The weekend’s blogstorm was more of a storm in a teacup, but here’s the key thing. You can’t fault the reaction of ANY of the bloggers involved. Om Malik felt like he had let down his readers, so apologized and pulled the ads. Great, Malik knows exactly the experience he wants to give his readers and he acted accordingly. Meanwhile, Michael Arrington chose to brush it all off and refused to make any changes. Just as great! Like Malik, Arrington knows exactly the experience he wants to give TechCrunch readers.

One last observation. How ironic that bloggers are being asked to be transparent in their business dealings, when bloggers tend to be the most transparent of all (citizen) journalists?

Mainstream media (which includes CNET) have set their own rules of engagement. Just because the other kids get to play by different rules, doesn’t mean you can try and spoil the party.

Now it’s your turn, weigh-in with your thoughts.

  • “Long time readers will know too well that I hate any attempts to try and mold the blogosphere into a controlled medium with strict rules and regulations.”

    Or, it seems, ethics: because that’s what we’re talking about here.

  • Each individual blog should set their own standards (if they feel they need to) and that should be the end of it.

  • @Ian – yep, even ethics. Personally, my reputation (and my ethics) are more important than a paycheck (I’ve walked away from two companies and one blog over ethics) but I still don’t think we should start regulating blogs. I agree with Fitness guy, blogs should set their own standards.

  • Precisely my point, Andy. The issue at hand is that many of the blog posters who took part in the FM/Microsoft campaign have consistently claimed that they are more “credible” than mainstream media outlets. This is especially true of Mike A.

    Yes, blogs should set their own standards. But if they’re throwing stones at the credibility of mainstream media, they’d better make sure that the standards they set are very high. People living in glass houses… 🙂

  • Blogs should be essentially self-regulating. I could see imposing some restrictions on predatory practices (though even these are likely to get caught and exposed by the blogosphere before any regulatory committee even notices them), but generally readers are able to decide if a blog is providing the information and attitude they want.

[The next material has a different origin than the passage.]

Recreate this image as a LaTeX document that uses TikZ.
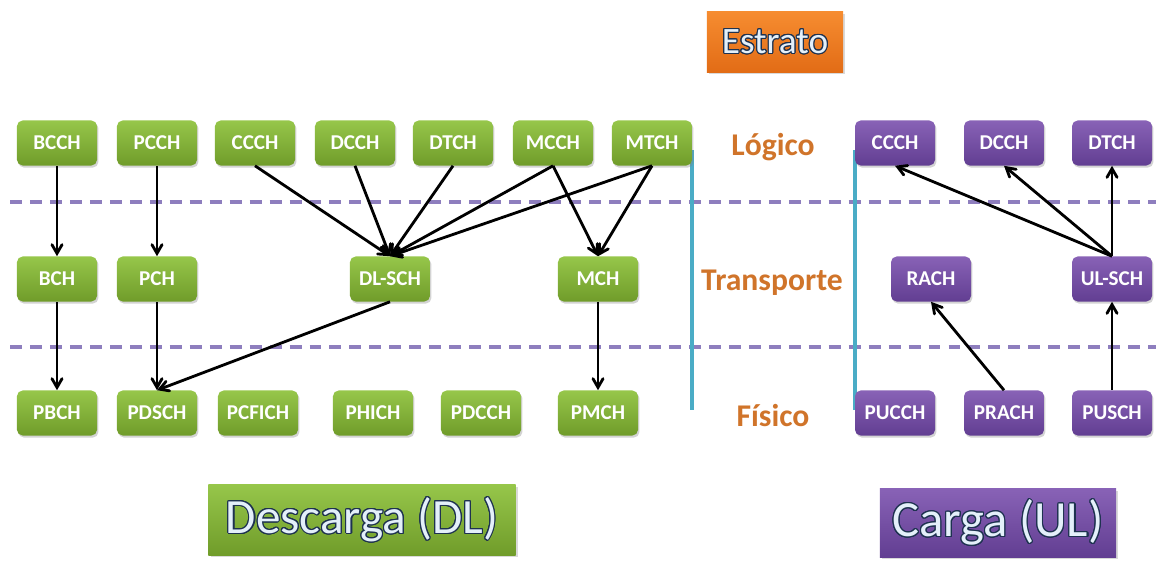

    The key is consistency of statement and action. We should strive for it as writers and demand it as readers. Blogs that are consistent should succeed, but if they don’t . . . well, so it goes. Some mainstream news outlets are notoriously inconsistent and still successful. There is no accounting for taste.

  • I agree with you, Andy. The whole idea of the blogosphere is that you’re able to write about that which makes your heart beat faster. With that passion comes a particular insight, comments, etc. Who has the right to hush freedom of speech (or freedom of blog)? Nobody does.

    Keep up the great blog, Andy. Keep doing it your way 😉

  • I agree with the idea that the more people try to wrestle blogging into a contained medium with strict rules, the less effective it will be in the end. Every blog has a different purpose and that’s the beauty of it. Some blogs will want to be more like traditional media and have strict guidelines dividing editorial and advertising, while others clearly serve a business and business information purpose. I think as long as the blogger and his or her audience know what the expectations are in the individual case, then that’s the way it shall be. But to try to throw down a bunch of rules will surely spell the end of innovation in blogging. Your readers will know what your intentions are if you’re honest with them. If not, then maybe you’re blogging for the wrong reasons.

  • john caddidy

    So, if I understand your argument, it’s just fine & jiffy for so many marketing hacks and corporate shysters to pay off bloggers — and then said bloggers keep that info from their reading publics? Yuck. The critique of Arrington was correct. It’s not about how to “control” bloggers. It’s about how to make sure we, the public, get the straight dope.